Repeat exactly the lines running from the first line of the data to the line containing "plt.rcParams['font.family'] = ['Liberation", both ends included, and nothing else; drop the pictures.

Dataset rows —
= = = = =

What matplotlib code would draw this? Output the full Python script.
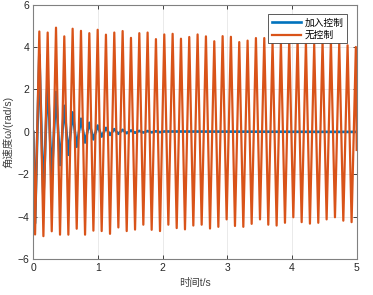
import matplotlib
matplotlib.use("Agg")
import matplotlib.pyplot as plt

plt.rcParams['font.family'] = ['Liberation Sans', 'Noto Sans CJK SC', 'DejaVu Sans']

# ---- data (extrema of the two signals) ----
peak_t = [0.093, 0.222, 0.351, 0.479, 0.608, 0.737, 0.866, 0.995, 1.123, 1.252,
          1.381, 1.510, 1.639, 1.767, 1.896, 2.025, 2.154, 2.283, 2.411, 2.540,
          2.669, 2.798, 2.927, 3.055, 3.184, 3.313, 3.442, 3.571, 3.699, 3.828,
          3.957, 4.086, 4.215, 4.343, 4.472, 4.601, 4.730, 4.859, 4.987]
trough_t = [0.027, 0.156, 0.285, 0.413, 0.542, 0.671, 0.800, 0.929, 1.057, 1.186,
            1.315, 1.444, 1.573, 1.701, 1.830, 1.959, 2.088, 2.217, 2.345, 2.474,
            2.603, 2.732, 2.861, 2.989, 3.118, 3.247, 3.376, 3.505, 3.633, 3.762,
            3.891, 4.020, 4.149, 4.277, 4.406, 4.535, 4.664, 4.793, 4.921]

# 无控制 (no control)
nc_peak = [4.73, 4.68, 4.91, 4.50, 4.86, 4.76, 4.65, 4.81, 4.58, 4.68,
           4.75, 4.43, 4.65, 4.68, 4.37, 4.59, 4.62, 4.39, 4.47, 4.59,
           4.50, 4.27, 4.51, 4.48, 4.23, 4.30, 4.42, 4.42, 4.21, 4.21,
           4.37, 4.37, 4.21, 4.12, 4.26, 4.29, 4.20, 4.08, 4.00]
nc_trough = [-4.83, -4.91, -4.68, -4.84, -4.84, -4.56, -4.84, -4.65, -4.67, -4.80,
             -4.50, -4.67, -4.60, -4.37, -4.61, -4.67, -4.37, -4.53, -4.59, -4.41,
             -4.37, -4.55, -4.47, -4.12, -4.43, -4.47, -4.33, -4.12, -4.37, -4.41,
             -4.28, -4.02, -4.25, -4.32, -4.28, -4.12, -4.02, -4.18, -4.25]
nc_start = 0.0
nc_end = -0.85

# 加入控制 (with control)
c_peak = [3.63, 2.50, 1.88, 1.23, 0.92, 0.62, 0.43, 0.30, 0.19, 0.13,
          0.10, 0.07, 0.05, 0.04, 0.03, 0.02]
c_trough = [-4.30, -3.13, -2.14, -1.56, -1.08, -0.70, -0.50, -0.35, -0.22, -0.14,
            -0.09, -0.06, -0.04, -0.03, -0.02, -0.01]
c_start = 0.0
c_end = 0.0

t_start, t_end = 0.0, 5.0

x_ticks = [0, 1, 2, 3, 4, 5]
y_ticks = [-6, -4, -2, 0, 2, 4, 6]
labels = ['加入控制', '无控制']


def zigzag(tr_t, tr_w, pk_t, pk_w, w0, w1):
    t, w = [t_start], [w0]
    for a, b, c, d in zip(tr_t, tr_w, pk_t, pk_w):
        t += [a, c]
        w += [b, d]
    t.append(t_end)
    w.append(w1)
    return t, w


nc_t, nc_w = zigzag(trough_t, nc_trough, peak_t, nc_peak, nc_start, nc_end)
n = len(c_peak)
c_t, c_w = zigzag(trough_t[:n], c_trough, peak_t[:n], c_peak, c_start, c_end)

fig = plt.figure(figsize=(3.73, 2.95), dpi=100)
ax = fig.add_axes([0.0893, 0.121, 0.867, 0.8637])

ax.plot(c_t, c_w, color='#0072BD', lw=1.9, label=labels[0])
ax.plot(nc_t, nc_w, color='#D95319', lw=1.6, label=labels[1])

ax.set_xlim(0, 5)
ax.set_ylim(-6, 6)
ax.set_xticks(x_ticks)
ax.set_yticks(y_ticks)
ax.grid(True, color='#e6e6e6', lw=0.6)
ax.set_axisbelow(True)
ax.tick_params(direction='in', length=3, width=0.6, labelsize=7.5,
               colors='#262626', top=True, right=True, pad=3)
for s in ax.spines.values():
    s.set_color('#808080')
    s.set_linewidth(0.8)

ax.set_xlabel('时间t/s', fontsize=7.5, color='#404040', labelpad=3)
ax.set_ylabel('角速度ω/(rad/s)', fontsize=7.5, color='#404040', labelpad=3)

leg = ax.legend(loc='upper right', fontsize=7, frameon=True, fancybox=False,
                borderpad=0.35, handlelength=3.0, labelspacing=0.25,
                borderaxespad=1.0, handletextpad=0.4)
leg.get_frame().set_edgecolor('#404040')
leg.get_frame().set_linewidth(0.6)
leg.get_frame().set_alpha(1.0)

fig.savefig('out.png', dpi=100)
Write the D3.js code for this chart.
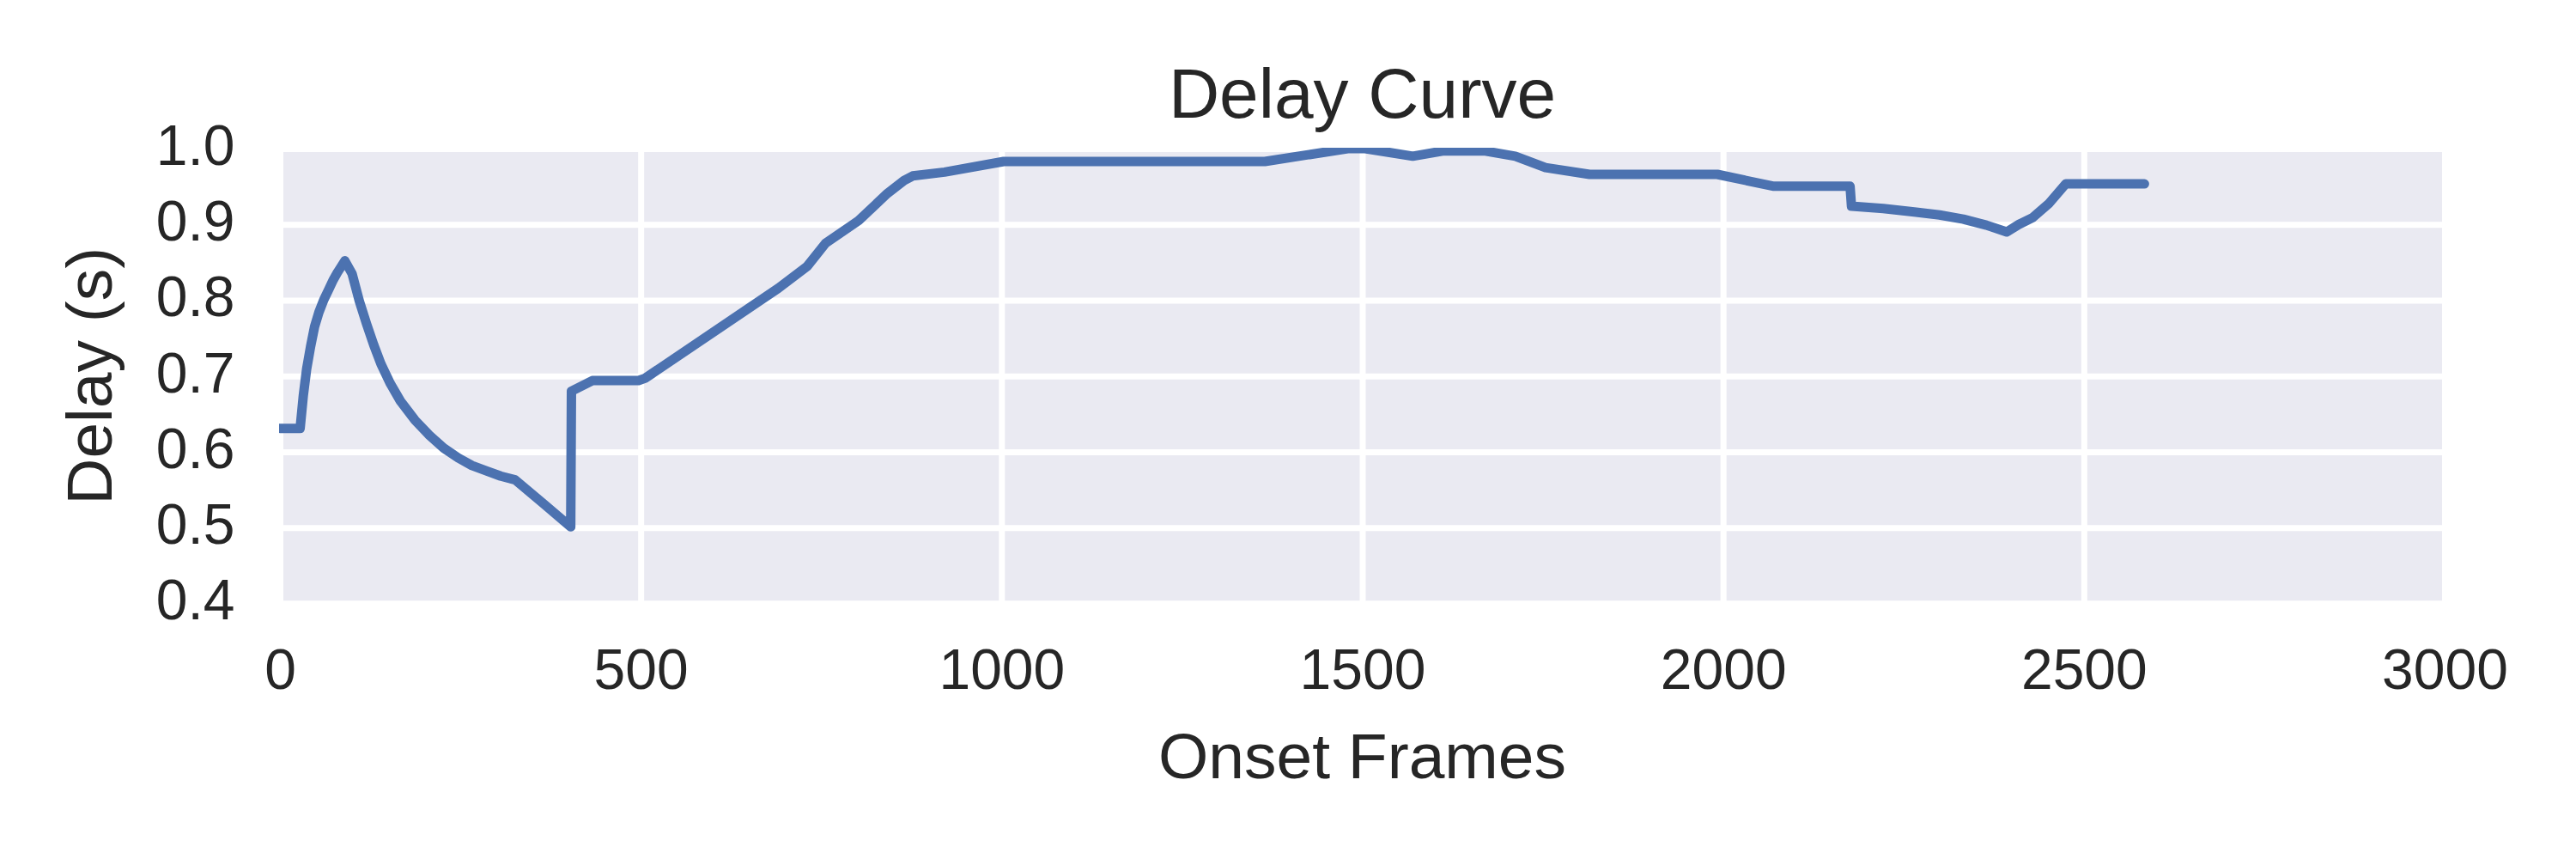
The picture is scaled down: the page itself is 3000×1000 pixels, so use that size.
<!DOCTYPE html>
<html>
<head>
<meta charset="utf-8">
<script src="https://cdn.jsdelivr.net/npm/d3@7"></script>
<style>
body { margin: 0; background: white; }
</style>
</head>
<body>
<script>
var frames = [0, 28, 32.5, 37, 42.5, 48, 54, 61, 68, 74, 80, 90, 100, 110, 120, 130, 140, 153, 167, 187, 207, 227,
	247, 266, 286, 306, 326, 366, 403, 404, 433, 497, 506, 691, 731, 756, 802, 842, 865, 877, 921, 1003, 1365, 1480,
	1504, 1570, 1613, 1669, 1712, 1754, 1815, 1992, 2069, 2176, 2178, 2222, 2265, 2300, 2333, 2365, 2393, 2410,
	2429, 2452, 2475, 2584]
var delays = [0.631, 0.631, 0.675, 0.709, 0.739, 0.765, 0.784, 0.801, 0.815, 0.827, 0.837, 0.852, 0.835, 0.799,
	0.769, 0.741, 0.716, 0.690, 0.667, 0.642, 0.622, 0.605, 0.592, 0.582, 0.575, 0.568, 0.563, 0.531, 0.501, 0.680,
	0.694, 0.694, 0.697, 0.816, 0.845, 0.875, 0.905, 0.941, 0.958, 0.964, 0.969, 0.983, 0.983, 1.0, 1.0, 0.990,
	0.997, 0.997, 0.990, 0.975, 0.966, 0.966, 0.9505, 0.9505, 0.924, 0.921, 0.9165, 0.9125, 0.907, 0.899, 0.890,
	0.900, 0.909, 0.928, 0.9535, 0.9535]
var xTicks = [0, 500, 1000, 1500, 2000, 2500, 3000]
var yTicks = [0.4, 0.5, 0.6, 0.7, 0.8, 0.9, 1.0]

var width = 3000
var height = 1000
var plotLeft = 326, plotRight = 2847, plotTop = 173, plotBottom = 702.5
var font = "'Liberation Sans', Arial, sans-serif"
var ink = "#262626"

var svg = d3.select("body")
	.append("svg")
	.attr("width", width)
	.attr("height", height)

var x = d3.scaleLinear().domain([0, 3000]).range([plotLeft, plotRight])
var y = d3.scaleLinear().domain([0.4, 1.0]).range([plotBottom, plotTop])

svg.append("rect")
	.attr("x", plotLeft)
	.attr("y", plotTop)
	.attr("width", plotRight - plotLeft)
	.attr("height", plotBottom - plotTop)
	.attr("fill", "#EAEAF2")

// white grid
svg.append("g")
	.attr("class", "grid")
	.attr("transform", "translate(0," + plotBottom + ")")
	.call(d3.axisBottom(x).tickValues(xTicks).tickSize(-(plotBottom - plotTop)).tickFormat(""))
svg.append("g")
	.attr("class", "grid")
	.attr("transform", "translate(" + plotLeft + ",0)")
	.call(d3.axisLeft(y).tickValues(yTicks).tickSize(-(plotRight - plotLeft)).tickFormat(""))
svg.selectAll(".grid .domain").remove()
svg.selectAll(".grid .tick line").attr("stroke", "white").attr("stroke-width", 7)

// spines
svg.append("rect")
	.attr("x", plotLeft)
	.attr("y", plotTop)
	.attr("width", plotRight - plotLeft)
	.attr("height", plotBottom - plotTop)
	.attr("fill", "none")
	.attr("stroke", "white")
	.attr("stroke-width", 6)

svg.append("clipPath").attr("id", "clip")
	.append("rect")
	.attr("x", plotLeft - 1)
	.attr("y", plotTop - 1)
	.attr("width", plotRight - plotLeft + 2)
	.attr("height", plotBottom - plotTop + 2)

var line = d3.line()
	.x((d, i) => x(frames[i]))
	.y((d, i) => y(delays[i]))

svg.append("path")
	.datum(frames)
	.attr("d", line)
	.attr("clip-path", "url(#clip)")
	.attr("fill", "none")
	.attr("stroke", "#4C72B0")
	.attr("stroke-width", 11)
	.attr("stroke-linejoin", "round")
	.attr("stroke-linecap", "round")

// tick labels
var xAxis = svg.append("g")
	.attr("transform", "translate(0," + plotBottom + ")")
	.call(d3.axisBottom(x).tickValues(xTicks).tickSize(0).tickPadding(52.5).tickFormat(d3.format("d")))
var yAxis = svg.append("g")
	.attr("transform", "translate(" + plotLeft + ",0)")
	.call(d3.axisLeft(y).tickValues(yTicks).tickSize(0).tickPadding(52.5).tickFormat(d3.format(".1f")))
xAxis.select(".domain").remove()
yAxis.select(".domain").remove()
yAxis.selectAll("text").attr("dy", "0.28em")
svg.selectAll(".tick text")
	.attr("font-family", font)
	.attr("font-size", 66)
	.attr("fill", ink)

svg.append("text")
	.attr("x", (plotLeft + plotRight) / 2)
	.attr("y", 137)
	.attr("text-anchor", "middle")
	.attr("font-family", font)
	.attr("font-size", 82)
	.attr("fill", ink)
	.text("Delay Curve")

svg.append("text")
	.attr("x", (plotLeft + plotRight) / 2)
	.attr("y", 906)
	.attr("text-anchor", "middle")
	.attr("font-family", font)
	.attr("font-size", 75)
	.attr("fill", ink)
	.text("Onset Frames")

svg.append("text")
	.attr("transform", "translate(130," + (plotTop + plotBottom) / 2 + ") rotate(-90)")
	.attr("text-anchor", "middle")
	.attr("font-family", font)
	.attr("font-size", 75)
	.attr("fill", ink)
	.text("Delay (s)")
</script>
</body>
</html>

= = = = =

Complete response —
What matplotlib code would draw this? Output the full Python script.
import matplotlib
matplotlib.use("Agg")
import matplotlib.pyplot as plt

plt.rcParams['font.family'] = ['Liberation Sans', 'Noto Sans CJK SC', 'DejaVu Sans']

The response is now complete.